Posłowie łamiący przepisy drogowe długo jeszcze pozostaną bezkarni, bo - wbrew planom Ministerstwa Transportu - wszystko zostanie po staremu. Na pociągnięcie do odpowiedzialności parlamentarzysty potrzeba pośrednictwa prokuratora generalnego. Tylko na jego wniosek można odbierać immunitet. Jeśli więc posłowie nie zechcą zapłacić, to Główny Inspektor Transportu Drogowego długo nie pomoże.
Co więcej, Kancelaria Sejmu odpowiedziała również na pytanie, ile wniosków od Inspekcji wpłynęło po ujawnieniu projektu przez ministra Nowaka. "Inspekcja Transportu Drogowego nie posiada kompetencji do kierowania do marszałka Sejmu wniosków o wyrażenie zgody na pociągnięcie posłów do odpowiedzialności za wykroczenia drogowe" - głosi fragment oświadczenia.
Jeśli ktokolwiek z parlamentarzystów zechce zasłonić się immunitetem, czyli odpisze na wezwanie do zapłaty mandatu iż jest ważnym posłem lub senatorem, to może spodziewać się procedury szybkiego odbierania przywilejów - zapowiedział 4 stycznia minister Nowak.

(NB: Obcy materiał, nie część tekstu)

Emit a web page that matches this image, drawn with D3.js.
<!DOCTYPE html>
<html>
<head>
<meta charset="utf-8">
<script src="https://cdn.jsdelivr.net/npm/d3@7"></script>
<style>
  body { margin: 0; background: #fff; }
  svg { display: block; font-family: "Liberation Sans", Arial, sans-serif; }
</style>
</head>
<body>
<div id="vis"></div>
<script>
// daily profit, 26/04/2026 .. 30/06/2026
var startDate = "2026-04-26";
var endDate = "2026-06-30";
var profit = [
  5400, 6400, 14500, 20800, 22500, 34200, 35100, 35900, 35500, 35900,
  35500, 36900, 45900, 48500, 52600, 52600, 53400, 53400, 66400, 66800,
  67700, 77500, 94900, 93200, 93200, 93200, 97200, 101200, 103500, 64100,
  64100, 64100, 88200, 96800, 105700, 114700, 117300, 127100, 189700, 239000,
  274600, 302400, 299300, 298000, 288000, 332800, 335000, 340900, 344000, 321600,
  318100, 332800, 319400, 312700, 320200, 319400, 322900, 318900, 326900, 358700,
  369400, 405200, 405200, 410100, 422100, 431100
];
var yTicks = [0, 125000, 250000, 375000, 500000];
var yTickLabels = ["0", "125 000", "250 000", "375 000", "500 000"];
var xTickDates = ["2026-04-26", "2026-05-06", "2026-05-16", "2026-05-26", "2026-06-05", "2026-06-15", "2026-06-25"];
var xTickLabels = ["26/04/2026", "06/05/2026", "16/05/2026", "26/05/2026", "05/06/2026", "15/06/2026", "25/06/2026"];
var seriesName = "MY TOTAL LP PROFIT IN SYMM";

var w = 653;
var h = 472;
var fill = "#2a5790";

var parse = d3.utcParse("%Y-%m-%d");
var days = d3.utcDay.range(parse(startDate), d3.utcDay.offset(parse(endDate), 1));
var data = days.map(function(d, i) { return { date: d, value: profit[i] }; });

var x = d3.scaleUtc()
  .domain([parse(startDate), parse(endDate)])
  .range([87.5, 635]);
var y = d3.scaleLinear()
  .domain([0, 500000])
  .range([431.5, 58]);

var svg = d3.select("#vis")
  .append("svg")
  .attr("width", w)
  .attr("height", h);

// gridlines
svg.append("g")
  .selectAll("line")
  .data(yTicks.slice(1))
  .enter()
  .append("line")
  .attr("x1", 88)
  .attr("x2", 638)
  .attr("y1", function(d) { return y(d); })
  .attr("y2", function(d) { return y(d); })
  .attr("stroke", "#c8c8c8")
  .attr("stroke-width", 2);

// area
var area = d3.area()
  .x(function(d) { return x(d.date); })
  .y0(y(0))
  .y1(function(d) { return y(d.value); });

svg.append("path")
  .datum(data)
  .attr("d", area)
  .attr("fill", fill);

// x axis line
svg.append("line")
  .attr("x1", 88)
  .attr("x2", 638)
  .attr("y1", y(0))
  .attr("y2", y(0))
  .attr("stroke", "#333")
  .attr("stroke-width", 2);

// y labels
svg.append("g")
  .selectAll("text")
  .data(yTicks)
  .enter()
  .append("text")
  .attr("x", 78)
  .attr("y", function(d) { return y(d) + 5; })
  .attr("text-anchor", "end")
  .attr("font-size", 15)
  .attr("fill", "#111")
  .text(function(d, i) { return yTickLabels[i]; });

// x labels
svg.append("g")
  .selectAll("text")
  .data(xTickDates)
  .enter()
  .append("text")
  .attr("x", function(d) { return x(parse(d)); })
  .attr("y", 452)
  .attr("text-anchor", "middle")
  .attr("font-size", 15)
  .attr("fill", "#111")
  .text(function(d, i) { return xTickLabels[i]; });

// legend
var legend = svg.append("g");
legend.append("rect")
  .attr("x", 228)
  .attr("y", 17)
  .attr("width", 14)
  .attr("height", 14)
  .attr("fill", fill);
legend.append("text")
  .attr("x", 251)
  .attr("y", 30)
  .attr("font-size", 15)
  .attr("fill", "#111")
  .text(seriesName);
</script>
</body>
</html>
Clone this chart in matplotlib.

Za każdym razem Generalny Inspektor będzie występował do marszałka Sejmu o uchylenie immunitetu celem zapłacenia mandatu - tłumaczył wtedy szef resortu transportu.
W tej chwili, gdy parlamentarzysta odpisze inspektorowi, że ma immunitet i dołączy na to dowód - nakładanie kary jest wstrzymywane. Takich przypadków jest wiele. Wniosków o zgodę na ukaranie posłów mandatem w tym momencie jest aż siedem. Sześć spośród nich dotyczy parlamentarzystów Ruchu Palikota.